Companies should spend minimally while searching for product-market fit, then scale aggressively once customer demand becomes obvious and sustainable.

Fundraising Timing: The 12-Month Rule

Fundraising requires careful timing because the process takes longer than most founders expect while cash balances directly affect negotiation leverage. Starting too late creates desperate situations that investors can exploit or avoid entirely.

  • When should startups begin considering fundraising? At 12 months of runway, founders should evaluate whether to pursue funding or focus on profitability paths.
  • Seed stage funding supports idea validation and early product development, while Series A requires sustained growth and clear product-market fit
  • Why does fundraising leverage decrease with runway? Investors recognize desperation when companies have limited cash, creating unfavorable negotiation dynamics and potential deal failures.
  • The fundraising process typically requires 3+ months from initial conversations to closed funding, consuming significant runway during negotiations
  • Should founders assume they'll raise additional money? Never—always plan for current funding to be the last round, targeting profitability with existing resources.
  • Six months of runway creates barely sufficient time for successful fundraising, with no buffer for course correction if investors decline

Founders should treat each funding round as potentially their final external capital, maintaining profitability options throughout company development.

Common Questions

Q: When should startups hire a full-time CFO?
A: Surprisingly late, often post-Series A. Use consulting CFOs for strategy and fundraising support before then, while founders handle basic financial management.

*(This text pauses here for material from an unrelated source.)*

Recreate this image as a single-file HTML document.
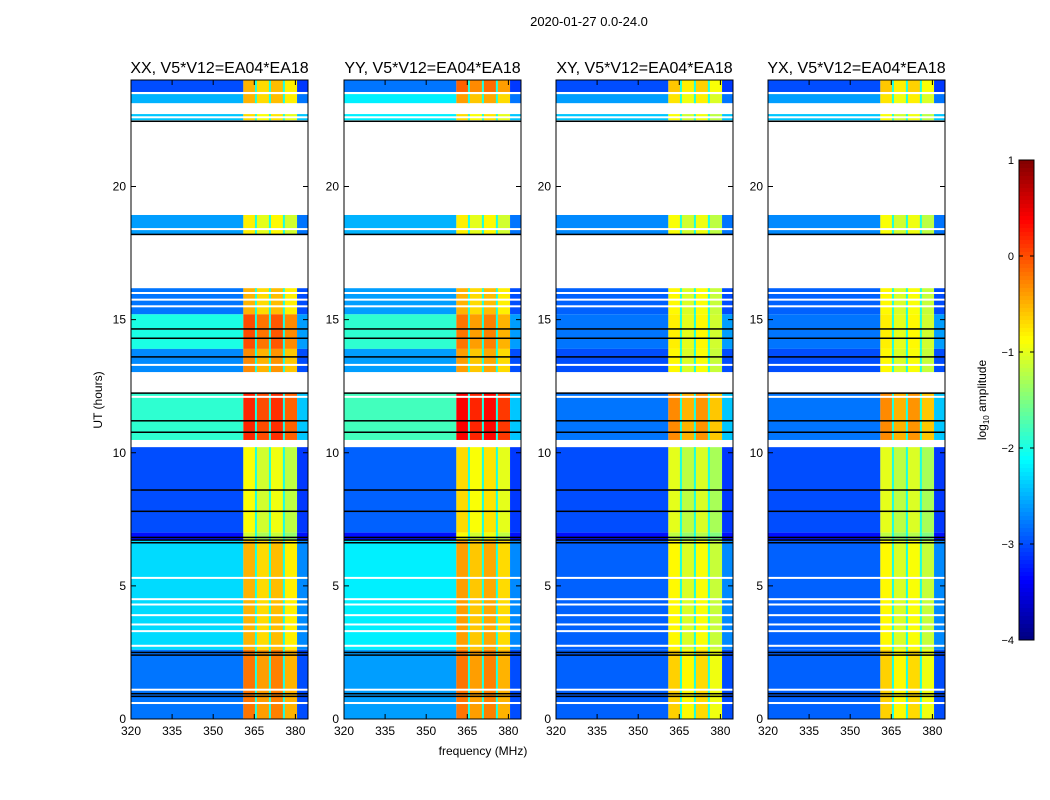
<!DOCTYPE html>
<html><head><meta charset="utf-8"><style>
body{margin:0;background:#fff;}
svg{display:block;font-family:"Liberation Sans",sans-serif;}
</style></head><body>
<svg id="fig" width="1050" height="800" viewBox="0 0 1050 800">
<text x="589" y="26" font-size="13" text-anchor="middle">2020-01-27 0.0-24.0</text>
<text x="483" y="755" font-size="12" text-anchor="middle">frequency (MHz)</text>
<text x="102" y="400" font-size="12" text-anchor="middle" transform="rotate(-90 102 400)">UT (hours)</text>
<g id="panels"></g>
<g id="cbar"></g>
</svg>
<script>
// ---- data ----
const panelNames = ['XX, V5*V12=EA04*EA18','YY, V5*V12=EA04*EA18','XY, V5*V12=EA04*EA18','YX, V5*V12=EA04*EA18'];
const segStart = [23.55, 23.13, 22.49, 18.21, 15.2, 13.9, 13.03, 10.48, 7.0, 6.7, 2.6, 0.0];
const segEnd   = [24.0, 23.47, 22.72, 18.93, 16.18, 15.2, 13.9, 12.24, 10.21, 7.0, 6.7, 2.6];
// background (320-361 MHz) log10 amplitude per segment, per panel
const bgXX = [-3.0, -2.5, -2.4, -2.6, -2.8, -2.0, -2.7, -1.9, -3.0, -3.3, -2.3, -2.8];
const bgYY = [-2.8, -2.2, -2.2, -2.5, -2.6, -1.9, -2.6, -1.8, -2.9, -3.3, -2.2, -2.6];
const bgXY = [-3.0, -2.6, -2.4, -2.7, -2.9, -2.8, -3.0, -2.8, -3.0, -3.3, -2.9, -2.9];
const bgYX = [-3.0, -2.6, -2.4, -2.7, -2.9, -2.8, -3.0, -2.8, -3.0, -3.3, -2.9, -2.9];
// RFI band (361-380.6 MHz) per segment, per panel
const bandXX = [-0.6, -0.6, -0.8, -0.9, -0.6, -0.1, -0.4, 0.1, -1.0, -1.2, -0.6, -0.3];
const bandYY = [-0.2, -0.5, -0.8, -0.9, -0.6, -0.3, -0.5, 0.3, -0.8, -1.0, -0.5, -0.3];
const bandXY = [-0.7, -0.85, -1.0, -1.0, -0.95, -0.9, -0.95, -0.4, -1.1, -1.3, -0.95, -0.75];
const bandYX = [-0.7, -0.85, -1.0, -1.0, -0.95, -0.9, -0.95, -0.4, -1.1, -1.3, -0.95, -0.75];
// upper strip (380.6-384.6 MHz)
const edgeVals = [-3.1, -2.8, -2.4, -2.8, -3.0, -2.6, -3.0, -2.4, -3.1, -3.3, -2.7, -3.0];
const bandCols = [361, 365.6, 370.7, 375.8, 380.6];
const colOffset = [0.1, -0.1, 0.05, -0.2];
const whiteLines = [16.0, 15.75, 15.5, 13.3, 12.1, 5.3, 4.5, 4.3, 3.9, 3.55, 3.3, 2.75, 1.1, 0.6, 22.6, 18.4];
const blackLines = [22.45, 18.2, 14.65, 14.3, 13.6, 12.24, 11.2, 10.77, 8.6, 7.8, 6.82, 6.72, 6.62, 2.5, 2.4, 0.95, 0.85];
const yTicks = [0, 5, 10, 15, 20];
const xTicks = [320, 335, 350, 365, 380];
const cbTicks = [1, 0, -1, -2, -3, -4];
const bgAll = [bgXX, bgYY, bgXY, bgYX];
const bandAll = [bandXX, bandYY, bandXY, bandYX];

// ---- layout ----
const panelX = [131, 344, 556, 768], pw = 177, pTop = 80, pBot = 719;
const fMin = 320, fMax = 384.6, tMax = 24;
const NS = 'http://www.w3.org/2000/svg';
function yS(h){ return pBot - h/tMax*(pBot-pTop); }
function xS(f, x0){ return x0 + (f-fMin)/(fMax-fMin)*pw; }
function jet(v){ // v in [-4,1]
  let t = Math.max(0, Math.min(1, (v+4)/5));
  const r = Math.max(0, Math.min(1, 1.5 - Math.abs(4*t-3)));
  const g = Math.max(0, Math.min(1, 1.5 - Math.abs(4*t-2)));
  const b = Math.max(0, Math.min(1, 1.5 - Math.abs(4*t-1)));
  return `rgb(${Math.round(r*255)},${Math.round(g*255)},${Math.round(b*255)})`;
}
function mk(tag, attrs, parent){ const e=document.createElementNS(NS,tag); for(const k in attrs) e.setAttribute(k, attrs[k]); parent.appendChild(e); return e; }
const G = document.getElementById('panels');
panelNames.forEach((nm, p) => {
  const x0 = panelX[p];
  const g = mk('g', {}, G);
  
  
  segStart.forEach((s, i) => {
    const y1 = yS(segEnd[i]), y2 = yS(s);
    const r1 = mk('rect', {x:x0, y:y1, width:xS(361,x0)-x0, height:y2-y1, fill:jet(bgAll[p][i])}, g);
    
    
    for (let c=0;c<4;c++){
      const xa = xS(bandCols[c],x0), xb = xS(bandCols[c+1],x0);
      const r2 = mk('rect', {x:xa, y:y1, width:xb-xa, height:y2-y1, fill:jet(bandAll[p][i]+colOffset[c])}, g);
      
      
      if (c>0){ mk('rect', {x:xa-1, y:y1, width:2, height:y2-y1, fill:jet(-2.0)}, g); }
    }
    const xe = xS(380.6,x0);
    const r3 = mk('rect', {x:xe, y:y1, width:x0+pw-xe, height:y2-y1, fill:jet(edgeVals[i])}, g);
    
    
  });
  whiteLines.forEach(h => { const l=mk('rect',{x:x0,y:yS(h)-1,width:pw,height:2,fill:'#fff'},g);   });
  blackLines.forEach(h => { const l=mk('rect',{x:x0,y:yS(h)-0.75,width:pw,height:1.5,fill:'#000'},g);   });
  const fr = mk('rect', {x:x0, y:pTop, width:pw, height:pBot-pTop, fill:'none', stroke:'#000', 'stroke-width':1}, g);
  
  
  yTicks.forEach(t => {
    const y = yS(t);
    mk('line',{x1:x0,x2:x0+5,y1:y,y2:y,stroke:'#000'},g);
    mk('line',{x1:x0+pw,x2:x0+pw-5,y1:y,y2:y,stroke:'#000'},g);
    const tx = mk('text',{x:x0-5,y:y+4,'font-size':12,'text-anchor':'end'},g);
    tx.textContent = t;
    
    
  });
  xTicks.forEach(t => {
    const x = xS(t,x0);
    mk('line',{x1:x,x2:x,y1:pBot,y2:pBot-5,stroke:'#000'},g);
    mk('line',{x1:x,x2:x,y1:pTop,y2:pTop+5,stroke:'#000'},g);
    const tx = mk('text',{x:x,y:pBot+16,'font-size':12,'text-anchor':'middle'},g);
    tx.textContent = t;
    
    
  });
  const tt = mk('text',{x:x0+pw/2,y:73,'font-size':16,'text-anchor':'middle'},g);
  tt.textContent = nm;
  
  
});
// colorbar
const C = document.getElementById('cbar');


const cx=1019, cw=15, ct=160, cb=640;
for (let i=0;i<120;i++){
  const v = 1 - i*5/120;
  mk('rect',{x:cx,y:ct+i*(cb-ct)/120,width:cw,height:(cb-ct)/120+0.5,fill:jet(v-5/240)},C);
}
mk('rect',{x:cx,y:ct,width:cw,height:cb-ct,fill:'none',stroke:'#000'},C);
cbTicks.forEach(t => {
  const y = ct + (1-t)/5*(cb-ct);
  mk('line',{x1:cx+cw,x2:cx+cw-4,y1:y,y2:y,stroke:'#000'},C);
  mk('line',{x1:cx,x2:cx+4,y1:y,y2:y,stroke:'#000'},C);
  const tx = mk('text',{x:cx-5,y:y+4,'font-size':11,'text-anchor':'end'},C);
  tx.textContent = t < 0 ? '\u2212' + (-t) : t;
  
  
});
const lb = mk('text',{x:986,y:400,'font-size':12,'text-anchor':'middle',transform:'rotate(-90 986 400)'},C);
lb.innerHTML = 'log<tspan font-size="8" dy="3">10</tspan><tspan dy="-3"> amplitude</tspan>';


</script>
</body></html>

Q: Should seed-stage companies provide financial forecasts to investors?
A: Probably not. Experienced seed investors focus on market size and potential rather than detailed projections before product-market fit.

Q: How do you balance profitability focus with aggressive growth strategies?
A: Depends on company stage. Early companies should maintain profitability options while later-stage ventures may prioritize market capture over immediate profits.

Q: What's the difference between bookkeepers, CPAs, and CFOs?
A: Bookkeepers organize bank statements into financial reports, CPAs prepare annual tax returns, and CFOs provide strategic financial planning and oversight.

Q: How can founders track these metrics without expensive software?
A: Simple spreadsheets work perfectly for calculating burn, runway, and growth rates using basic bank statement data during early stages.

Building Financial Discipline for Long-Term Success

Most companies die from cash depletion rather than product or market failures, making financial discipline the foundation for startup survival and growth. Simple tracking systems and honest assessment provide sufficient tools for navigating early-stage challenges.

Understanding that runway serves as a survival metric rather than vanity indicator helps founders make necessary decisions before reaching crisis points. The companies that build sustainable competitive advantages focus on efficiency metrics like revenue-per-employee rather than absolute headcount growth.